[Code that draws figures]
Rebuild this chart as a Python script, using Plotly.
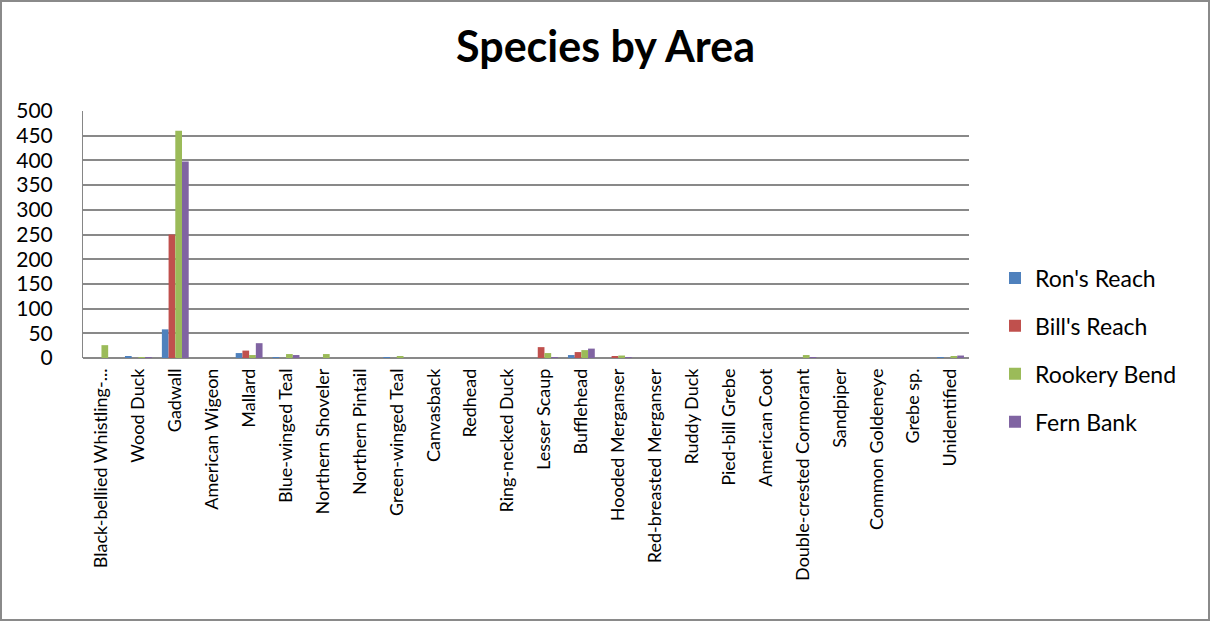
import plotly.graph_objects as go

# Bird counts per species, one list per survey area
species = [
    "Black-bellied Whistling-...", "Wood Duck", "Gadwall", "American Wigeon",
    "Mallard", "Blue-winged Teal", "Northern Shoveler", "Northern Pintail",
    "Green-winged Teal", "Canvasback", "Redhead", "Ring-necked Duck",
    "Lesser Scaup", "Bufflehead", "Hooded Merganser", "Red-breasted Merganser",
    "Ruddy Duck", "Pied-bill Grebe", "American Coot", "Double-crested Cormorant",
    "Sandpiper", "Common Goldeneye", "Grebe sp.", "Unidentified",
]
rons_reach = [0, 3, 58, 0, 10, 2, 0, 0, 1, 0, 0, 0, 0, 6, 0, 0, 0, 0, 0, 0, 0, 0, 0, 1]
bills_reach = [0, 0, 250, 0, 15, 0, 0, 0, 0, 0, 0, 0, 22, 12, 4, 0, 0, 0, 0, 0, 0, 0, 0, 0]
rookery_bend = [26, 2, 460, 0, 6, 8, 8, 0, 4, 0, 0, 0, 10, 16, 5, 0, 0, 0, 0, 6, 0, 0, 0, 4]
fern_bank = [0, 1, 398, 0, 30, 6, 0, 0, 0, 0, 0, 0, 1, 19, 1, 0, 0, 0, 0, 2, 0, 0, 0, 5]
y_ticks = [0, 50, 100, 150, 200, 250, 300, 350, 400, 450, 500]

series = [
    ("Ron's Reach", rons_reach, "#4F81BD"),
    ("Bill's Reach", bills_reach, "#C0504D"),
    ("Rookery Bend", rookery_bend, "#9BBB59"),
    ("Fern Bank", fern_bank, "#8064A2"),
]

fig = go.Figure()
for name, vals, color in series:
    fig.add_trace(go.Bar(
        x=species, y=vals, name=name, legendgroup=name,
        marker=dict(color=color, line=dict(width=0)),
    ))

W, H = 1211, 622
L, R, T, B = 83, 242, 111, 264
pw, ph = W - L - R, H - T - B

fig.update_layout(
    width=W, height=H,
    margin=dict(l=L, r=R, t=T, b=B, autoexpand=False),
    paper_bgcolor="white", plot_bgcolor="white",
    font=dict(family="Lato, Carlito, sans-serif", color="black"),
    barmode="group", bargap=0.273, bargroupgap=0,
    title=dict(
        text="<b>Species by Area</b>", x=0.5, xanchor="center",
        xref="container", yref="container", y=1 - 47 / H, yanchor="middle",
        font=dict(size=43, color="black"),
    ),
    legend=dict(
        x=(995 - L) / pw, xanchor="left", y=(H - B - 350) / ph, yanchor="middle",
        font=dict(size=23), traceorder="grouped", tracegroupgap=15,
        bgcolor="rgba(0,0,0,0)",
    ),
    xaxis=dict(
        tickangle=-90, tickfont=dict(size=18), showgrid=False,
        showline=False, ticks="", ticklabelstandoff=6,
        categoryorder="array", categoryarray=species,
    ),
    yaxis=dict(
        range=[0, 500], tickvals=y_ticks, tickfont=dict(size=21),
        showgrid=True, gridcolor="#898989", gridwidth=2,
        showline=True, linecolor="#868686", linewidth=1,
        zeroline=True, zerolinecolor="#898989", zerolinewidth=2,
        ticks="", ticklabelstandoff=25,
    ),
    shapes=[dict(
        type="rect", xref="paper", yref="paper",
        x0=(1 - L) / pw, x1=(W - 2 - L) / pw,
        y0=-(H - 2 - (H - B)) / ph, y1=(H - B - 1) / ph,
        line=dict(color="#8A8A8A", width=2), fillcolor="rgba(0,0,0,0)",
        layer="below",
    )],
)

fig.write_html("out.html")
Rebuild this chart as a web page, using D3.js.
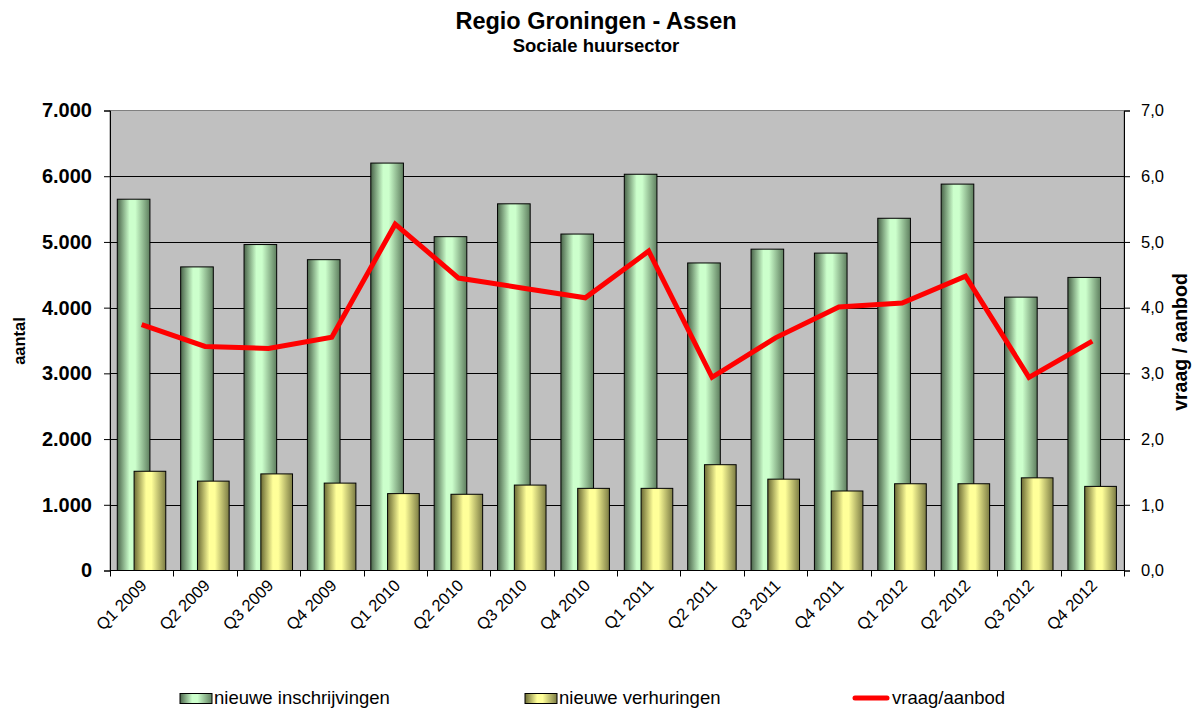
<!DOCTYPE html>
<html>
<head>
<meta charset="utf-8">
<title>Regio Groningen - Assen</title>
<script src="https://cdn.jsdelivr.net/npm/d3@7/dist/d3.min.js"></script>
<style>
  body { margin: 0; background: #fff; }
  text { font-family: "Liberation Sans", Arial, sans-serif; fill: #000; }
</style>
</head>
<body>
<div id="chart"></div>
<script>
// data
var quarters = ["Q1 2009", "Q2 2009", "Q3 2009", "Q4 2009",
                "Q1 2010", "Q2 2010", "Q3 2010", "Q4 2010",
                "Q1 2011", "Q2 2011", "Q3 2011", "Q4 2011",
                "Q1 2012", "Q2 2012", "Q3 2012", "Q4 2012"];
var inschrijvingen = [5650, 4620, 4960, 4730, 6200, 5080, 5580, 5120,
                      6030, 4680, 4890, 4830, 5360, 5880, 4160, 4460];
var verhuringen = [1510, 1360, 1470, 1330, 1170, 1160, 1300, 1250,
                   1250, 1610, 1390, 1210, 1320, 1320, 1410, 1280];
var vraagAanbod = [3.74, 3.41, 3.38, 3.55, 5.27, 4.45, 4.30, 4.15,
                   4.86, 2.94, 3.54, 4.01, 4.07, 4.48, 2.94, 3.49];
var leftTicks = [0, 1000, 2000, 3000, 4000, 5000, 6000, 7000];
var rightTicks = [0, 1, 2, 3, 4, 5, 6, 7];
var legendNames = ["nieuwe inschrijvingen", "nieuwe verhuringen", "vraag/aanbod"];

var w = 1192, h = 710;
var plot = { left: 110, right: 1124, top: 110.5, bottom: 570.5 };

var nl = d3.formatLocale({ decimal: ",", thousands: ".", grouping: [3], currency: ["€", ""] });
var fmtLeft = nl.format(",.0f");
var fmtRight = nl.format(".1f");

var svg = d3.select("#chart").append("svg")
    .attr("width", w)
    .attr("height", h);

var defs = svg.append("defs");
function grad(id, edgeL, mid, edgeR) {
    var g = defs.append("linearGradient").attr("id", id)
        .attr("x1", "0%").attr("x2", "100%").attr("y1", "0%").attr("y2", "0%");
    g.append("stop").attr("offset", "0%").attr("stop-color", edgeL);
    g.append("stop").attr("offset", "38%").attr("stop-color", mid);
    g.append("stop").attr("offset", "55%").attr("stop-color", mid);
    g.append("stop").attr("offset", "100%").attr("stop-color", edgeR);
}
grad("gGreen", "#4a644a", "#ccffcc", "#5e7e5e");
grad("gYellow", "#6a6a34", "#ffff99", "#7c7c44");

var x = d3.scaleBand().domain(quarters).range([plot.left, plot.right]).padding(0);
var y = d3.scaleLinear().domain([0, 7000]).range([plot.bottom, plot.top]);
var y2 = d3.scaleLinear().domain([0, 7]).range([plot.bottom, plot.top]);
var bw = x.bandwidth();

// plot background
svg.append("rect")
    .attr("x", plot.left).attr("y", plot.top)
    .attr("width", plot.right - plot.left).attr("height", plot.bottom - plot.top)
    .attr("fill", "#c0c0c0")
    .attr("stroke", "#808080");

// gridlines
svg.append("g").selectAll("line")
    .data(leftTicks.slice(1, -1))
    .enter().append("line")
    .attr("x1", plot.left).attr("x2", plot.right)
    .attr("y1", d => Math.round(y(d)) + 0.5).attr("y2", d => Math.round(y(d)) + 0.5)
    .attr("stroke", "#000")
    .attr("stroke-width", 1);

// bars
svg.append("g").selectAll("rect")
    .data(inschrijvingen)
    .enter().append("rect")
    .attr("x", (d, i) => x(quarters[i]) + bw * 0.115)
    .attr("y", d => y(d))
    .attr("width", bw * 0.515)
    .attr("height", d => y(0) - y(d))
    .attr("fill", "url(#gGreen)")
    .attr("stroke", "#000");

svg.append("g").selectAll("rect")
    .data(verhuringen)
    .enter().append("rect")
    .attr("x", (d, i) => x(quarters[i]) + bw * 0.38)
    .attr("y", d => y(d))
    .attr("width", bw * 0.5)
    .attr("height", d => y(0) - y(d))
    .attr("fill", "url(#gYellow)")
    .attr("stroke", "#000");

// ratio line
var line = d3.line()
    .x((d, i) => x(quarters[i]) + bw / 2)
    .y(d => y2(d));
svg.append("path")
    .datum(vraagAanbod)
    .attr("d", line)
    .attr("fill", "none")
    .attr("stroke", "#ff0000")
    .attr("stroke-width", 5)
    .attr("stroke-linejoin", "miter");

// axes
var left = svg.append("g")
    .attr("transform", "translate(" + plot.left + ",0)")
    .call(d3.axisLeft(y).tickValues(leftTicks).tickFormat(fmtLeft).tickSizeOuter(0).tickSize(6).tickPadding(12));
left.selectAll("text").attr("font-size", 20).attr("font-weight", "bold");

var right = svg.append("g")
    .attr("transform", "translate(" + plot.right + ",0)")
    .call(d3.axisRight(y2).tickValues(rightTicks).tickFormat(fmtRight).tickSizeOuter(0).tickSize(6).tickPadding(11));
right.selectAll("text").attr("font-size", 16.5);

var bottom = svg.append("g")
    .attr("transform", "translate(0," + plot.bottom + ")");
bottom.append("line")
    .attr("x1", plot.left).attr("x2", plot.right)
    .attr("y1", 0).attr("y2", 0).attr("stroke", "#000");
bottom.selectAll("line.tick")
    .data(quarters.concat(["end"]))
    .enter().append("line")
    .attr("class", "tick")
    .attr("x1", (d, i) => Math.round(plot.left + i * bw) + 0.5)
    .attr("x2", (d, i) => Math.round(plot.left + i * bw) + 0.5)
    .attr("y1", 0).attr("y2", 6)
    .attr("stroke", "#000");
bottom.selectAll("text")
    .data(quarters)
    .enter().append("text")
    .attr("transform", d => "translate(" + (x(d) + bw / 2 + 6) + ",16) rotate(-45)")
    .attr("text-anchor", "end")
    .attr("font-size", 16.5)
    .text(d => d);

[left, right].forEach(g => g.selectAll("path, line").attr("stroke", "#000"));

// titles
svg.append("text")
    .attr("x", 596).attr("y", 29)
    .attr("text-anchor", "middle")
    .attr("font-size", 23.5).attr("font-weight", "bold")
    .text("Regio Groningen - Assen");
svg.append("text")
    .attr("x", 596).attr("y", 52)
    .attr("text-anchor", "middle")
    .attr("font-size", 18.5).attr("font-weight", "bold")
    .text("Sociale huursector");

svg.append("text")
    .attr("transform", "translate(25,341) rotate(-90)")
    .attr("text-anchor", "middle")
    .attr("font-size", 16.5).attr("font-weight", "bold")
    .text("aantal");
svg.append("text")
    .attr("transform", "translate(1187,342) rotate(-90)")
    .attr("text-anchor", "middle")
    .attr("font-size", 19.5).attr("font-weight", "bold")
    .text("vraag / aanbod");

// legend (kept just inside the bottom edge)
var legendX = [180, 525, 853];
var lg = svg.append("g");
legendNames.forEach((name, i) => {
    if (i < 2) {
        lg.append("rect")
            .attr("x", legendX[i]).attr("y", 693.5)
            .attr("width", 32).attr("height", 10)
            .attr("fill", i === 0 ? "url(#gGreen)" : "url(#gYellow)")
            .attr("stroke", "#000");
    } else {
        lg.append("line")
            .attr("x1", legendX[i] + 2).attr("x2", legendX[i] + 34)
            .attr("y1", 698).attr("y2", 698)
            .attr("stroke", "#ff0000").attr("stroke-width", 5)
            .attr("stroke-linecap", "round");
    }
    lg.append("text")
        .attr("x", legendX[i] + (i < 2 ? 34 : 39)).attr("y", 704)
        .attr("font-size", 18.5)
        .text(name);
});
</script>
</body>
</html>
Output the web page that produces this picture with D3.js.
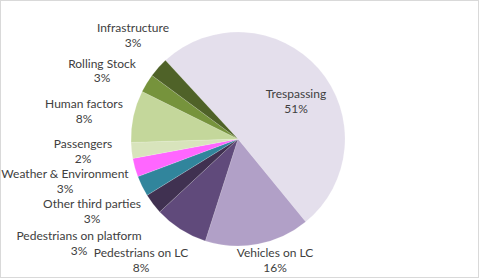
<!DOCTYPE html>
<html>
<head>
<meta charset="utf-8">
<script src="https://cdn.jsdelivr.net/npm/d3@7"></script>
<style>
  body { margin: 0; background: #fff; }
  .lbl { font-family: Lato, "Liberation Sans", sans-serif; font-size: 12px; fill: #404040; }
</style>
</head>
<body>
<div id="chart"></div>
<script>
// categories, clockwise from Trespassing
const categories = ["Trespassing", "Vehicles on LC", "Pedestrians on LC", "Pedestrians on platform",
  "Other third parties", "Weather & Environment", "Passengers", "Human factors", "Rolling Stock", "Infrastructure"];
const shares = [50.8, 15.8, 8.1, 3.1, 3.1, 2.8, 2.4, 7.8, 2.8, 3.0];
const colors = ["#e4dfec", "#b1a0c7", "#604a7b", "#403151", "#31859c", "#ff66ff",
  "#d8e4bc", "#c4d79b", "#76933c", "#4f6228"];

// label layout (centre x, first baseline y), Excel style best fit
const labelPos = [[296, 98], [275, 257], [141, 257], [79, 240], [92, 208],
  [65, 178], [83, 148], [84, 108], [102, 67.5], [133, 32]];

const width = 479, height = 278;
const cx = 238, cy = 139, radius = 107;

const svg = d3.select("#chart")
  .append("svg")
    .attr("width", width)
    .attr("height", height);

// chart area border
svg.append("rect")
    .attr("x", 0.5).attr("y", 0.5)
    .attr("width", width - 1).attr("height", height - 1)
    .attr("fill", "#fff")
    .attr("stroke", "#d9d9d9");

const start = -42.7 * Math.PI / 180;
const pie = d3.pie()
    .sort(null)
    .value(function(d) { return d; })
    .startAngle(start)
    .endAngle(start + 2 * Math.PI);

const arc = d3.arc().innerRadius(0).outerRadius(radius);

const g = svg.append("g")
    .attr("transform", `translate(${cx}, ${cy})`);

g.selectAll("path")
  .data(pie(shares))
  .join("path")
    .attr("d", arc)
    .attr("fill", function(d, i) { return colors[i]; })
    .attr("stroke", "#fff")
    .attr("stroke-width", 0.3)
    .attr("stroke-opacity", 0.5);

// data labels
const labels = svg.append("g")
  .selectAll("text")
  .data(categories)
  .join("text")
    .attr("class", "lbl")
    .attr("text-anchor", "middle")
    .attr("x", function(d, i) { return labelPos[i][0]; })
    .attr("y", function(d, i) { return labelPos[i][1]; });

labels.append("tspan")
    .attr("x", function(d, i) { return labelPos[i][0]; })
    .text(function(d) { return d; });
labels.append("tspan")
    .attr("x", function(d, i) { return labelPos[i][0]; })
    .attr("dy", 14.5)
    .text(function(d, i) { return Math.round(shares[i]) + "%"; });
</script>
</body>
</html>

• _Your goal_: From the first line of the listing above, repeat every line through the one holding "import plotly.graph_objects as go". Both ends count, and pictures stay out.

• _Final answer_:
Rebuild this chart as a Python script, using Plotly.
import plotly.graph_objects as go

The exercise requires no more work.